Starting with the first line of the listing, quote each line exactly until and including the one with "var dogYTicks = [0.30, 0.20, 0.10, 0.00, -0.10, -0.20, -0.30];", leaving pictures out.

DATA
++++++++++++++++++++

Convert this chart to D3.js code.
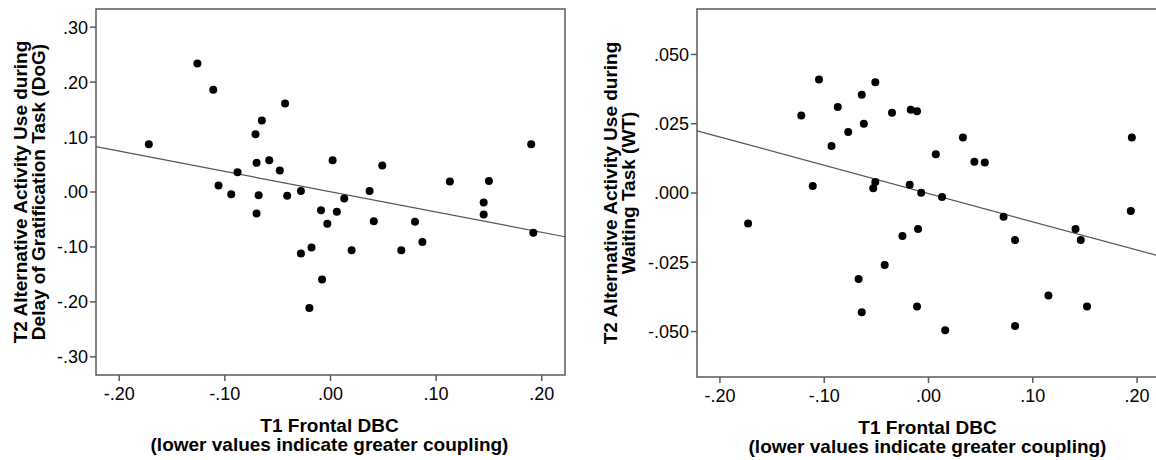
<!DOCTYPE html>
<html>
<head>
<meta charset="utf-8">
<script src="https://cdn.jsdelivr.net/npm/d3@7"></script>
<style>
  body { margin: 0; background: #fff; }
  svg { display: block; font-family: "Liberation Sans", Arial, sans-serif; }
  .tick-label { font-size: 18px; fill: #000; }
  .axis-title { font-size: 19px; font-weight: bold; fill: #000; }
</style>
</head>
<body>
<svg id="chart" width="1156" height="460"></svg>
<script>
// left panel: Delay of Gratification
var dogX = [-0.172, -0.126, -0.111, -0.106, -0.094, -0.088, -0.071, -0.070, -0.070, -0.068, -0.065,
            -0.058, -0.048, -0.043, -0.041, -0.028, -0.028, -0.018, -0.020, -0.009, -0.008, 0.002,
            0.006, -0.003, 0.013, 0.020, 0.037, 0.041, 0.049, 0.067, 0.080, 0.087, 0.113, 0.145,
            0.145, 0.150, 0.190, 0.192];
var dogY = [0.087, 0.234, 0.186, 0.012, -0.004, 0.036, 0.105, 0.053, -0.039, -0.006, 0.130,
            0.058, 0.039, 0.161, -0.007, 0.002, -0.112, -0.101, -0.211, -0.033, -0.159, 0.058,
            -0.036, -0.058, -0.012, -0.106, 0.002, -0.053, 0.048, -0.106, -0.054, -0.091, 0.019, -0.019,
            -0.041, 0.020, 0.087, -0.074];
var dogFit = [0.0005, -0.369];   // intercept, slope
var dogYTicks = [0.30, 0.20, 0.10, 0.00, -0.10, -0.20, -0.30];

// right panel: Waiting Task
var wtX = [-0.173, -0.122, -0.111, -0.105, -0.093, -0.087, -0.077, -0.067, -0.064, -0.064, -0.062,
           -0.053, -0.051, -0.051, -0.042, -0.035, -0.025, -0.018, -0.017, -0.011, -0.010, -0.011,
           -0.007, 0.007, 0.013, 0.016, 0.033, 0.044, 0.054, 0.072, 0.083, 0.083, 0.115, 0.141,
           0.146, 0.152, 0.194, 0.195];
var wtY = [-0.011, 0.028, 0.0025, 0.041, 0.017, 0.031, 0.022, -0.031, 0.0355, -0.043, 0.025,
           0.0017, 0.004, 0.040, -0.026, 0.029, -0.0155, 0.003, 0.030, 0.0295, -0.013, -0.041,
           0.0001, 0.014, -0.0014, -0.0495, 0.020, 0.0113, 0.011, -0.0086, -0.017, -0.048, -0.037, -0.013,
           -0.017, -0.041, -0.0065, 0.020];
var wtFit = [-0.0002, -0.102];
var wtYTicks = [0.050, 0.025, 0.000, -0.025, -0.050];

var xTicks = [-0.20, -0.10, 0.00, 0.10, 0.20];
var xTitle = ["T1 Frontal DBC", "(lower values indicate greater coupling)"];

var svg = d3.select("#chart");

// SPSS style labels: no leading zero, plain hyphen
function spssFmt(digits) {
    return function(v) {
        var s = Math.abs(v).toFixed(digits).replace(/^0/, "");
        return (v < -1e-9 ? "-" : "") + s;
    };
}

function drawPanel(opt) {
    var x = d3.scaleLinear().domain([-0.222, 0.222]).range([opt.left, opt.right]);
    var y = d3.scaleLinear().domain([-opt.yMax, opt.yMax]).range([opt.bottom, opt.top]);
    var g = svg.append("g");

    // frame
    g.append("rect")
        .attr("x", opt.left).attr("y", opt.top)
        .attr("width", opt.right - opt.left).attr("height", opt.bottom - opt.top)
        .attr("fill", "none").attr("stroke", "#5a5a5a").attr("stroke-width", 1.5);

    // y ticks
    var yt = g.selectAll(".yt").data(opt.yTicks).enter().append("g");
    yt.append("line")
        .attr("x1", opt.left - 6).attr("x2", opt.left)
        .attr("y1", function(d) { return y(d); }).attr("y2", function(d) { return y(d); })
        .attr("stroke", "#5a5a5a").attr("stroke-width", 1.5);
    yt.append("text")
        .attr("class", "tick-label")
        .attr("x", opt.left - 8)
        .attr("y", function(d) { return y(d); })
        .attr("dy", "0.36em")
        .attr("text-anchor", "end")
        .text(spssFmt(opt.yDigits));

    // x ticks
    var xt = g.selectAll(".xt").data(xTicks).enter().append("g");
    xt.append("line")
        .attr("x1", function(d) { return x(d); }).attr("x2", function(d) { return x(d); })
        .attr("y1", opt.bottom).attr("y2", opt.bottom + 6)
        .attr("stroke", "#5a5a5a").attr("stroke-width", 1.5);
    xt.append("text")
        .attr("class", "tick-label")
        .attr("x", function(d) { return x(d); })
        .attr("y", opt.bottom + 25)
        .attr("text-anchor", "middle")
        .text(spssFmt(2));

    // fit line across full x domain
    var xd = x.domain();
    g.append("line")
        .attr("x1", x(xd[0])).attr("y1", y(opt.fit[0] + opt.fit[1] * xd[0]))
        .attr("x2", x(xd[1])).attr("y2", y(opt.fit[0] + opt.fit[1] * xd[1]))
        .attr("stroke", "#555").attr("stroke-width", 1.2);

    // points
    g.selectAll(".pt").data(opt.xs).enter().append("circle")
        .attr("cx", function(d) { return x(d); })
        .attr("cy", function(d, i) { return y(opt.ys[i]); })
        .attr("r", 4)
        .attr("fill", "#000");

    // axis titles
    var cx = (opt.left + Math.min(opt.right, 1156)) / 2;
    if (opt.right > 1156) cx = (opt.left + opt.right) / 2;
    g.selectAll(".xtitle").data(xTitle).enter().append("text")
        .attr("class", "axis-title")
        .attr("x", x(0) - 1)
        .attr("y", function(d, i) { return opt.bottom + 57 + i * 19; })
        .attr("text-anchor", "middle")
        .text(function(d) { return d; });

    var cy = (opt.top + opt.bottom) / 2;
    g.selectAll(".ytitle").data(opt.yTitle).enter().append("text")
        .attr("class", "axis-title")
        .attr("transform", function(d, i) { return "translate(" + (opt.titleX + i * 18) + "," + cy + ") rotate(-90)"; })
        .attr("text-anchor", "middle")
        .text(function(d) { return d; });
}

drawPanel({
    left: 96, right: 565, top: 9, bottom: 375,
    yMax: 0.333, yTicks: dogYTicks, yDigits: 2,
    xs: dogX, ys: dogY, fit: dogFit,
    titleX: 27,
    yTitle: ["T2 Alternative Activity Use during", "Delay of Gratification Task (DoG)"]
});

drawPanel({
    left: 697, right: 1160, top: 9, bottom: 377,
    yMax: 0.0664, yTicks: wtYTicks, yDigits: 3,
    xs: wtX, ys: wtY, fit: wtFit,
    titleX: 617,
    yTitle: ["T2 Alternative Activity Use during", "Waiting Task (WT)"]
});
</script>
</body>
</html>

++++++++++++++++++++

EXERCISE RESULT
Convert this chart to D3.js code.
<!DOCTYPE html>
<html>
<head>
<meta charset="utf-8">
<script src="https://cdn.jsdelivr.net/npm/d3@7"></script>
<style>
  body { margin: 0; background: #fff; }
  svg { display: block; font-family: "Liberation Sans", Arial, sans-serif; }
  .tick-label { font-size: 18px; fill: #000; }
  .axis-title { font-size: 19px; font-weight: bold; fill: #000; }
</style>
</head>
<body>
<svg id="chart" width="1156" height="460"></svg>
<script>
// left panel: Delay of Gratification
var dogX = [-0.172, -0.126, -0.111, -0.106, -0.094, -0.088, -0.071, -0.070, -0.070, -0.068, -0.065,
            -0.058, -0.048, -0.043, -0.041, -0.028, -0.028, -0.018, -0.020, -0.009, -0.008, 0.002,
            0.006, -0.003, 0.013, 0.020, 0.037, 0.041, 0.049, 0.067, 0.080, 0.087, 0.113, 0.145,
            0.145, 0.150, 0.190, 0.192];
var dogY = [0.087, 0.234, 0.186, 0.012, -0.004, 0.036, 0.105, 0.053, -0.039, -0.006, 0.130,
            0.058, 0.039, 0.161, -0.007, 0.002, -0.112, -0.101, -0.211, -0.033, -0.159, 0.058,
            -0.036, -0.058, -0.012, -0.106, 0.002, -0.053, 0.048, -0.106, -0.054, -0.091, 0.019, -0.019,
            -0.041, 0.020, 0.087, -0.074];
var dogFit = [0.0005, -0.369];   // intercept, slope
var dogYTicks = [0.30, 0.20, 0.10, 0.00, -0.10, -0.20, -0.30];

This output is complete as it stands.